Data segment -
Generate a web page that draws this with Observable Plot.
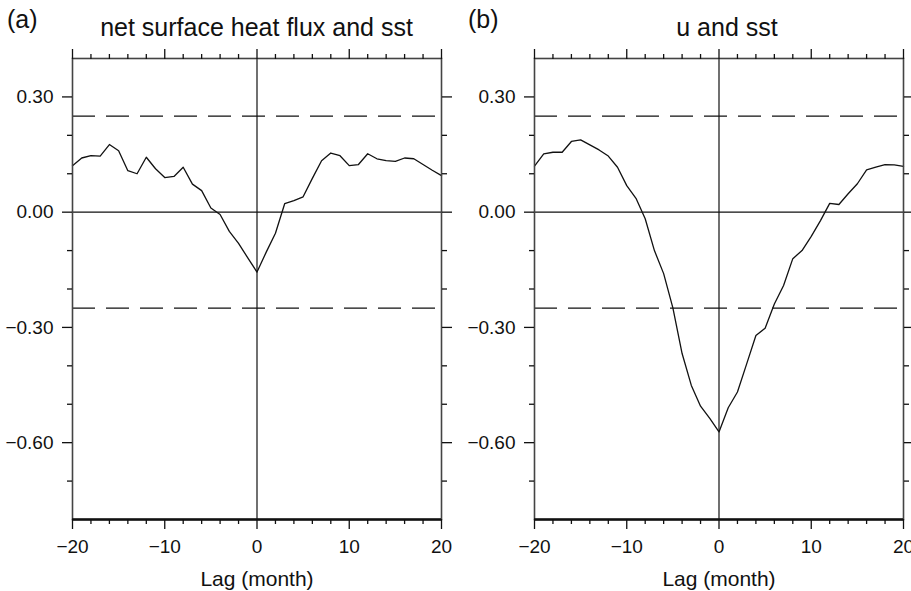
<!DOCTYPE html>
<html><head><meta charset="utf-8">
<script src="https://cdn.jsdelivr.net/npm/d3@7"></script>
<script src="https://cdn.jsdelivr.net/npm/@observablehq/plot@0.6"></script>
<style>
html,body{margin:0;padding:0;background:#fff;}
#wrap{position:relative;width:911px;height:591px;overflow:hidden;font-family:"Liberation Sans",Arial,Helvetica,sans-serif;background:#fff;}
.t{position:absolute;font-size:25px;line-height:25px;white-space:nowrap;color:#111;}
.c{transform:translateX(-50%);}
.p{position:absolute;top:40px;}
g[aria-label="x-axis label"], g[aria-label="x-axis label"] text{font-size:21px;}
</style></head><body>
<div id="wrap">
  <div class="t" style="left:7px;top:7px">(a)</div>
  <div class="t c" style="left:256.5px;top:15px">net surface heat flux and sst</div>
  <div class="t" style="left:468px;top:7px">(b)</div>
  <div class="t c" style="left:727px;top:15px">u and sst</div>
  <div class="p" id="pa" style="left:0px"></div>
  <div class="p" id="pb" style="left:455px"></div>
</div>
<script>
// Lag (month)
const lags = [-20,-19,-18,-17,-16,-15,-14,-13,-12,-11,-10,-9,-8,-7,-6,-5,-4,-3,-2,-1,0,1,2,3,4,5,6,7,8,9,10,11,12,13,14,15,16,17,18,19,20];
// (a) net surface heat flux and sst
const fluxSst = [0.121,0.141,0.147,0.146,0.176,0.160,0.108,0.100,0.143,0.113,0.090,0.093,0.117,0.073,0.056,0.011,-0.006,-0.050,-0.081,-0.119,-0.156,-0.104,-0.055,0.022,0.030,0.040,0.088,0.134,0.154,0.147,0.121,0.124,0.152,0.139,0.134,0.132,0.141,0.139,0.124,0.109,0.095];
// (b) u and sst
const uSst = [0.120,0.152,0.156,0.156,0.184,0.188,0.175,0.162,0.146,0.117,0.069,0.036,-0.017,-0.100,-0.160,-0.249,-0.368,-0.451,-0.505,-0.537,-0.572,-0.509,-0.468,-0.395,-0.321,-0.302,-0.239,-0.191,-0.121,-0.100,-0.063,-0.022,0.023,0.020,0.048,0.074,0.110,0.117,0.124,0.123,0.119];
// significance levels
const sigLevels = [0.25, -0.25];
// ticks
const yMajor = [0.3, 0, -0.3, -0.6];
const yMinor = [0.2, 0.1, -0.1, -0.2, -0.4, -0.5, -0.7];
const xMajor = [-20, -10, 0, 10, 20];
const xMinor = [-18,-16,-14,-12,-8,-6,-4,-2,2,4,6,8,12,14,16,18];
const xLabel = "Lag (month)";

const fmt = d3.format(".2f");
const ink = "#111";

function panel(values, width, ml, mr) {
  const data = lags.map((lag, i) => ({lag, r: values[i]}));
  const svg = Plot.plot({
    width, height: 551,
    marginTop: 18, marginBottom: 72, marginLeft: ml, marginRight: mr,
    x: {domain: [-20, 20]},
    y: {domain: [-0.8, 0.4]},
    style: {fontFamily: "'Liberation Sans', Arial, Helvetica, sans-serif", background: "transparent", overflow: "visible", color: ink},
    marks: [
      Plot.ruleY(sigLevels, {stroke: ink, strokeWidth: 1.2, strokeDasharray: "23,11"}),
      Plot.ruleY([0], {stroke: ink, strokeWidth: 1.2}),
      Plot.ruleX([0], {stroke: ink, strokeWidth: 1.2}),
      Plot.line(data, {x: "lag", y: "r", stroke: ink, strokeWidth: 1.3}),
      Plot.frame({stroke: "#444", strokeWidth: 1.6}),
      Plot.ruleY([-0.8], {stroke: ink, strokeWidth: 2.4}),
      Plot.axisY({anchor: "left", ticks: yMajor, tickSize: 10, tickPadding: 9, tickFormat: fmt, fontSize: 19, label: null, stroke: ink, strokeWidth: 1.3}),
      Plot.axisY({anchor: "left", ticks: yMinor, tickSize: 5, fill: "none", label: null, stroke: ink, strokeWidth: 1.3}),
      Plot.axisY({anchor: "right", ticks: yMajor, tickSize: 10, fill: "none", label: null, stroke: ink, strokeWidth: 1.3}),
      Plot.axisY({anchor: "right", ticks: yMinor, tickSize: 5, fill: "none", label: null, stroke: ink, strokeWidth: 1.3}),
      Plot.axisX({anchor: "top", ticks: xMajor, tickSize: 10, fill: "none", label: null, stroke: ink, strokeWidth: 1.3}),
      Plot.axisX({anchor: "top", ticks: xMinor, tickSize: 5, fill: "none", label: null, stroke: ink, strokeWidth: 1.3}),
      Plot.axisX({anchor: "bottom", ticks: xMinor, tickSize: 5, fill: "none", label: null, stroke: ink, strokeWidth: 1.3}),
      Plot.axisX({anchor: "bottom", ticks: xMajor, tickSize: 10, tickPadding: 10, tickFormat: d3.format("d"), fontSize: 19,
                  label: xLabel, labelAnchor: "center", labelOffset: 66, labelArrow: "none", stroke: ink, strokeWidth: 1.3})
    ]
  });
  svg.style.maxWidth = "none";
  return svg;
}

document.getElementById("pa").appendChild(panel(fluxSst, 455, 72, 14));
document.getElementById("pb").appendChild(panel(uSst, 456, 79, 8));
</script>
</body></html>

Written request -
Each line above is to be copied verbatim. Drop any image from the copy.

Expected answer -
Generate a web page that draws this with Observable Plot.
<!DOCTYPE html>
<html><head><meta charset="utf-8">
<script src="https://cdn.jsdelivr.net/npm/d3@7"></script>
<script src="https://cdn.jsdelivr.net/npm/@observablehq/plot@0.6"></script>
<style>
html,body{margin:0;padding:0;background:#fff;}
#wrap{position:relative;width:911px;height:591px;overflow:hidden;font-family:"Liberation Sans",Arial,Helvetica,sans-serif;background:#fff;}
.t{position:absolute;font-size:25px;line-height:25px;white-space:nowrap;color:#111;}
.c{transform:translateX(-50%);}
.p{position:absolute;top:40px;}
g[aria-label="x-axis label"], g[aria-label="x-axis label"] text{font-size:21px;}
</style></head><body>
<div id="wrap">
  <div class="t" style="left:7px;top:7px">(a)</div>
  <div class="t c" style="left:256.5px;top:15px">net surface heat flux and sst</div>
  <div class="t" style="left:468px;top:7px">(b)</div>
  <div class="t c" style="left:727px;top:15px">u and sst</div>
  <div class="p" id="pa" style="left:0px"></div>
  <div class="p" id="pb" style="left:455px"></div>
</div>
<script>
// Lag (month)
const lags = [-20,-19,-18,-17,-16,-15,-14,-13,-12,-11,-10,-9,-8,-7,-6,-5,-4,-3,-2,-1,0,1,2,3,4,5,6,7,8,9,10,11,12,13,14,15,16,17,18,19,20];
// (a) net surface heat flux and sst
const fluxSst = [0.121,0.141,0.147,0.146,0.176,0.160,0.108,0.100,0.143,0.113,0.090,0.093,0.117,0.073,0.056,0.011,-0.006,-0.050,-0.081,-0.119,-0.156,-0.104,-0.055,0.022,0.030,0.040,0.088,0.134,0.154,0.147,0.121,0.124,0.152,0.139,0.134,0.132,0.141,0.139,0.124,0.109,0.095];
// (b) u and sst
const uSst = [0.120,0.152,0.156,0.156,0.184,0.188,0.175,0.162,0.146,0.117,0.069,0.036,-0.017,-0.100,-0.160,-0.249,-0.368,-0.451,-0.505,-0.537,-0.572,-0.509,-0.468,-0.395,-0.321,-0.302,-0.239,-0.191,-0.121,-0.100,-0.063,-0.022,0.023,0.020,0.048,0.074,0.110,0.117,0.124,0.123,0.119];
// significance levels
const sigLevels = [0.25, -0.25];
// ticks
const yMajor = [0.3, 0, -0.3, -0.6];
const yMinor = [0.2, 0.1, -0.1, -0.2, -0.4, -0.5, -0.7];
const xMajor = [-20, -10, 0, 10, 20];
const xMinor = [-18,-16,-14,-12,-8,-6,-4,-2,2,4,6,8,12,14,16,18];
const xLabel = "Lag (month)";

const fmt = d3.format(".2f");
const ink = "#111";

function panel(values, width, ml, mr) {
  const data = lags.map((lag, i) => ({lag, r: values[i]}));
  const svg = Plot.plot({
    width, height: 551,
    marginTop: 18, marginBottom: 72, marginLeft: ml, marginRight: mr,
    x: {domain: [-20, 20]},
    y: {domain: [-0.8, 0.4]},
    style: {fontFamily: "'Liberation Sans', Arial, Helvetica, sans-serif", background: "transparent", overflow: "visible", color: ink},
    marks: [
      Plot.ruleY(sigLevels, {stroke: ink, strokeWidth: 1.2, strokeDasharray: "23,11"}),
      Plot.ruleY([0], {stroke: ink, strokeWidth: 1.2}),
      Plot.ruleX([0], {stroke: ink, strokeWidth: 1.2}),
      Plot.line(data, {x: "lag", y: "r", stroke: ink, strokeWidth: 1.3}),
      Plot.frame({stroke: "#444", strokeWidth: 1.6}),
      Plot.ruleY([-0.8], {stroke: ink, strokeWidth: 2.4}),
      Plot.axisY({anchor: "left", ticks: yMajor, tickSize: 10, tickPadding: 9, tickFormat: fmt, fontSize: 19, label: null, stroke: ink, strokeWidth: 1.3}),
      Plot.axisY({anchor: "left", ticks: yMinor, tickSize: 5, fill: "none", label: null, stroke: ink, strokeWidth: 1.3}),
      Plot.axisY({anchor: "right", ticks: yMajor, tickSize: 10, fill: "none", label: null, stroke: ink, strokeWidth: 1.3}),
      Plot.axisY({anchor: "right", ticks: yMinor, tickSize: 5, fill: "none", label: null, stroke: ink, strokeWidth: 1.3}),
      Plot.axisX({anchor: "top", ticks: xMajor, tickSize: 10, fill: "none", label: null, stroke: ink, strokeWidth: 1.3}),
      Plot.axisX({anchor: "top", ticks: xMinor, tickSize: 5, fill: "none", label: null, stroke: ink, strokeWidth: 1.3}),
      Plot.axisX({anchor: "bottom", ticks: xMinor, tickSize: 5, fill: "none", label: null, stroke: ink, strokeWidth: 1.3}),
      Plot.axisX({anchor: "bottom", ticks: xMajor, tickSize: 10, tickPadding: 10, tickFormat: d3.format("d"), fontSize: 19,
                  label: xLabel, labelAnchor: "center", labelOffset: 66, labelArrow: "none", stroke: ink, strokeWidth: 1.3})
    ]
  });
  svg.style.maxWidth = "none";
  return svg;
}

document.getElementById("pa").appendChild(panel(fluxSst, 455, 72, 14));
document.getElementById("pb").appendChild(panel(uSst, 456, 79, 8));
</script>
</body></html>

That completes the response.